_TO BE DONE_
Transcribe the whole listing without a single picture.

-- START --

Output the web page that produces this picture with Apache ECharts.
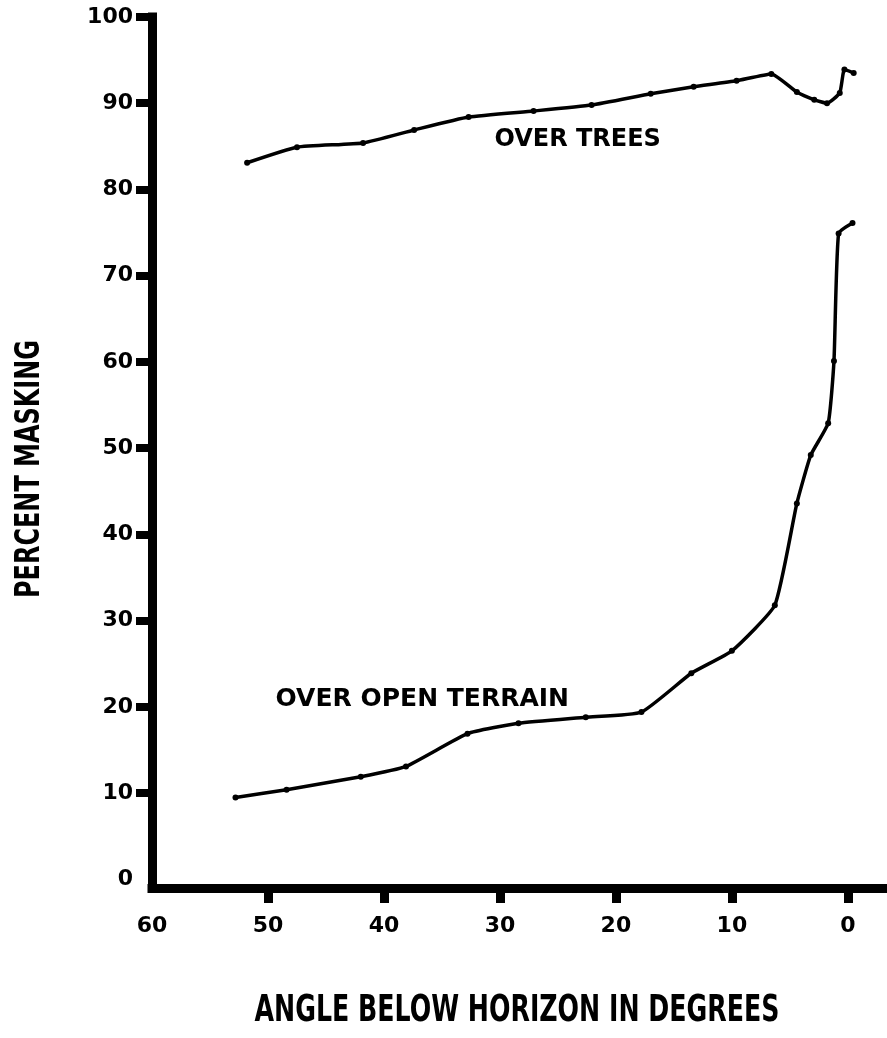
<!DOCTYPE html>
<html>
<head>
<meta charset="utf-8">
<script src="https://cdn.jsdelivr.net/npm/echarts@6/dist/echarts.min.js"></script>
<style>
  html, body { margin: 0; padding: 0; background: #fff; }
  #chart { width: 887px; height: 1038px; }
</style>
</head>
<body>
<div id="chart"></div>
<script>
// ---- data ----
const treesAngle = [51.8, 47.5, 41.8, 37.4, 32.7, 27.1, 22.1, 17.0, 13.3, 9.6, 6.6, 4.4, 2.9, 1.8, 0.7, 0.3, -0.5];
const treesMask  = [83.1, 84.9, 85.4, 86.9, 88.4, 89.1, 89.8, 91.1, 91.9, 92.6, 93.4, 91.3, 90.4, 90.0, 91.2, 93.9, 93.5];
const openAngle  = [52.8, 48.4, 42.0, 38.1, 32.8, 28.4, 22.6, 17.8, 13.5, 10.0, 6.3, 4.4, 3.2, 1.7, 1.2, 0.8, -0.4];
const openMask   = [9.5, 10.4, 11.9, 13.1, 16.9, 18.1, 18.8, 19.4, 23.9, 26.5, 31.8, 43.6, 49.2, 52.9, 60.1, 74.9, 76.1];
const xLabels = [0, 10, 20, 30, 40, 50, 60];
const xTicks  = [0, 10, 20, 30, 40, 50];
const yLabels = [0, 10, 20, 30, 40, 50, 60, 70, 80, 90, 100];
const yTicks  = [10, 20, 30, 40, 50, 60, 70, 80, 90, 100];
const seriesNames = ['OVER TREES', 'OVER OPEN TERRAIN'];
const labelAnchors = [[23.3, 85.8], [36.7, 20.9]];
const xTitle = 'ANGLE BELOW HORIZON IN DEGREES';
const yTitle = 'PERCENT MASKING';

const pairs = (xs, ys) => xs.map((x, i) => [x, ys[i]]);
const tickFont = '"DejaVu Sans", sans-serif';
const titleFontCss = 'bold 36px "DejaVu Sans Condensed", "Liberation Sans Narrow", sans-serif';

function measure(text, font) {
  const c = document.createElement('canvas').getContext('2d');
  c.font = font;
  return c.measureText(text).width;
}

const chart = echarts.init(document.getElementById('chart'), null, { renderer: 'canvas' });

const lineSeries = (name, xs, ys) => ({
  name: name,
  type: 'line',
  data: pairs(xs, ys),
  smooth: 0.15,
  symbol: 'circle',
  symbolSize: 6,
  itemStyle: { color: '#000' },
  lineStyle: { color: '#000', width: 3.5 },
  animation: false
});

chart.setOption({
  backgroundColor: '#fff',
  animation: false,
  grid: { left: 152, right: 2, top: 17, bottom: 150, containLabel: false },
  xAxis: {
    type: 'value',
    inverse: true,
    min: -3.2,
    max: 60,
    axisLine: { show: true, onZero: false, lineStyle: { color: '#000', width: 9, cap: 'square' } },
    axisTick: { show: true, customValues: xTicks, length: 15, lineStyle: { color: '#000', width: 9 } },
    axisLabel: { customValues: xLabels, margin: 27, color: '#000', fontFamily: tickFont, fontWeight: 'bold', fontSize: 22 },
    splitLine: { show: false }
  },
  yAxis: {
    type: 'value',
    min: -1,
    max: 100,
    axisLine: { show: true, onZero: false, lineStyle: { color: '#000', width: 9, cap: 'square' } },
    axisTick: { show: true, customValues: yTicks, length: 16, lineStyle: { color: '#000', width: 8 } },
    axisLabel: { customValues: yLabels, margin: 19, color: '#000', fontFamily: tickFont, fontWeight: 'bold', fontSize: 22 },
    splitLine: { show: false }
  },
  series: [
    lineSeries(seriesNames[0], treesAngle, treesMask),
    lineSeries(seriesNames[1], openAngle, openMask)
  ]
});

// series labels at data coordinates
const labelSizes = [24, 25];
const graphics = seriesNames.map((txt, i) => {
  const p = chart.convertToPixel({ gridIndex: 0 }, labelAnchors[i]);
  return {
    type: 'text',
    x: p[0],
    y: p[1],
    style: {
      text: txt,
      fill: '#000',
      font: 'bold ' + labelSizes[i] + 'px ' + tickFont,
      textAlign: 'center',
      textVerticalAlign: 'middle'
    }
  };
});

// axis titles: condensed heavy lettering, stretched to the reference lengths
const xW = measure(xTitle, titleFontCss);
graphics.push({
  type: 'text',
  x: 517, y: 1011,
  scaleX: 525 / xW, scaleY: 1.05,
  style: { text: xTitle, fill: '#000', font: titleFontCss, textAlign: 'center', textVerticalAlign: 'middle' }
});
const yW = measure(yTitle, titleFontCss);
graphics.push({
  type: 'text',
  x: 30, y: 469,
  rotation: Math.PI / 2,
  scaleX: 258 / yW, scaleY: 0.95,
  style: { text: yTitle, fill: '#000', font: titleFontCss, textAlign: 'center', textVerticalAlign: 'middle' }
});

chart.setOption({ graphic: graphics });
</script>
</body>
</html>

-- END --

_TASK RESULT_
Output the web page that produces this picture with Apache ECharts.
<!DOCTYPE html>
<html>
<head>
<meta charset="utf-8">
<script src="https://cdn.jsdelivr.net/npm/echarts@6/dist/echarts.min.js"></script>
<style>
  html, body { margin: 0; padding: 0; background: #fff; }
  #chart { width: 887px; height: 1038px; }
</style>
</head>
<body>
<div id="chart"></div>
<script>
// ---- data ----
const treesAngle = [51.8, 47.5, 41.8, 37.4, 32.7, 27.1, 22.1, 17.0, 13.3, 9.6, 6.6, 4.4, 2.9, 1.8, 0.7, 0.3, -0.5];
const treesMask  = [83.1, 84.9, 85.4, 86.9, 88.4, 89.1, 89.8, 91.1, 91.9, 92.6, 93.4, 91.3, 90.4, 90.0, 91.2, 93.9, 93.5];
const openAngle  = [52.8, 48.4, 42.0, 38.1, 32.8, 28.4, 22.6, 17.8, 13.5, 10.0, 6.3, 4.4, 3.2, 1.7, 1.2, 0.8, -0.4];
const openMask   = [9.5, 10.4, 11.9, 13.1, 16.9, 18.1, 18.8, 19.4, 23.9, 26.5, 31.8, 43.6, 49.2, 52.9, 60.1, 74.9, 76.1];
const xLabels = [0, 10, 20, 30, 40, 50, 60];
const xTicks  = [0, 10, 20, 30, 40, 50];
const yLabels = [0, 10, 20, 30, 40, 50, 60, 70, 80, 90, 100];
const yTicks  = [10, 20, 30, 40, 50, 60, 70, 80, 90, 100];
const seriesNames = ['OVER TREES', 'OVER OPEN TERRAIN'];
const labelAnchors = [[23.3, 85.8], [36.7, 20.9]];
const xTitle = 'ANGLE BELOW HORIZON IN DEGREES';
const yTitle = 'PERCENT MASKING';

const pairs = (xs, ys) => xs.map((x, i) => [x, ys[i]]);
const tickFont = '"DejaVu Sans", sans-serif';
const titleFontCss = 'bold 36px "DejaVu Sans Condensed", "Liberation Sans Narrow", sans-serif';

function measure(text, font) {
  const c = document.createElement('canvas').getContext('2d');
  c.font = font;
  return c.measureText(text).width;
}

const chart = echarts.init(document.getElementById('chart'), null, { renderer: 'canvas' });

const lineSeries = (name, xs, ys) => ({
  name: name,
  type: 'line',
  data: pairs(xs, ys),
  smooth: 0.15,
  symbol: 'circle',
  symbolSize: 6,
  itemStyle: { color: '#000' },
  lineStyle: { color: '#000', width: 3.5 },
  animation: false
});

chart.setOption({
  backgroundColor: '#fff',
  animation: false,
  grid: { left: 152, right: 2, top: 17, bottom: 150, containLabel: false },
  xAxis: {
    type: 'value',
    inverse: true,
    min: -3.2,
    max: 60,
    axisLine: { show: true, onZero: false, lineStyle: { color: '#000', width: 9, cap: 'square' } },
    axisTick: { show: true, customValues: xTicks, length: 15, lineStyle: { color: '#000', width: 9 } },
    axisLabel: { customValues: xLabels, margin: 27, color: '#000', fontFamily: tickFont, fontWeight: 'bold', fontSize: 22 },
    splitLine: { show: false }
  },
  yAxis: {
    type: 'value',
    min: -1,
    max: 100,
    axisLine: { show: true, onZero: false, lineStyle: { color: '#000', width: 9, cap: 'square' } },
    axisTick: { show: true, customValues: yTicks, length: 16, lineStyle: { color: '#000', width: 8 } },
    axisLabel: { customValues: yLabels, margin: 19, color: '#000', fontFamily: tickFont, fontWeight: 'bold', fontSize: 22 },
    splitLine: { show: false }
  },
  series: [
    lineSeries(seriesNames[0], treesAngle, treesMask),
    lineSeries(seriesNames[1], openAngle, openMask)
  ]
});

// series labels at data coordinates
const labelSizes = [24, 25];
const graphics = seriesNames.map((txt, i) => {
  const p = chart.convertToPixel({ gridIndex: 0 }, labelAnchors[i]);
  return {
    type: 'text',
    x: p[0],
    y: p[1],
    style: {
      text: txt,
      fill: '#000',
      font: 'bold ' + labelSizes[i] + 'px ' + tickFont,
      textAlign: 'center',
      textVerticalAlign: 'middle'
    }
  };
});

// axis titles: condensed heavy lettering, stretched to the reference lengths
const xW = measure(xTitle, titleFontCss);
graphics.push({
  type: 'text',
  x: 517, y: 1011,
  scaleX: 525 / xW, scaleY: 1.05,
  style: { text: xTitle, fill: '#000', font: titleFontCss, textAlign: 'center', textVerticalAlign: 'middle' }
});
const yW = measure(yTitle, titleFontCss);
graphics.push({
  type: 'text',
  x: 30, y: 469,
  rotation: Math.PI / 2,
  scaleX: 258 / yW, scaleY: 0.95,
  style: { text: yTitle, fill: '#000', font: titleFontCss, textAlign: 'center', textVerticalAlign: 'middle' }
});

chart.setOption({ graphic: graphics });
</script>
</body>
</html>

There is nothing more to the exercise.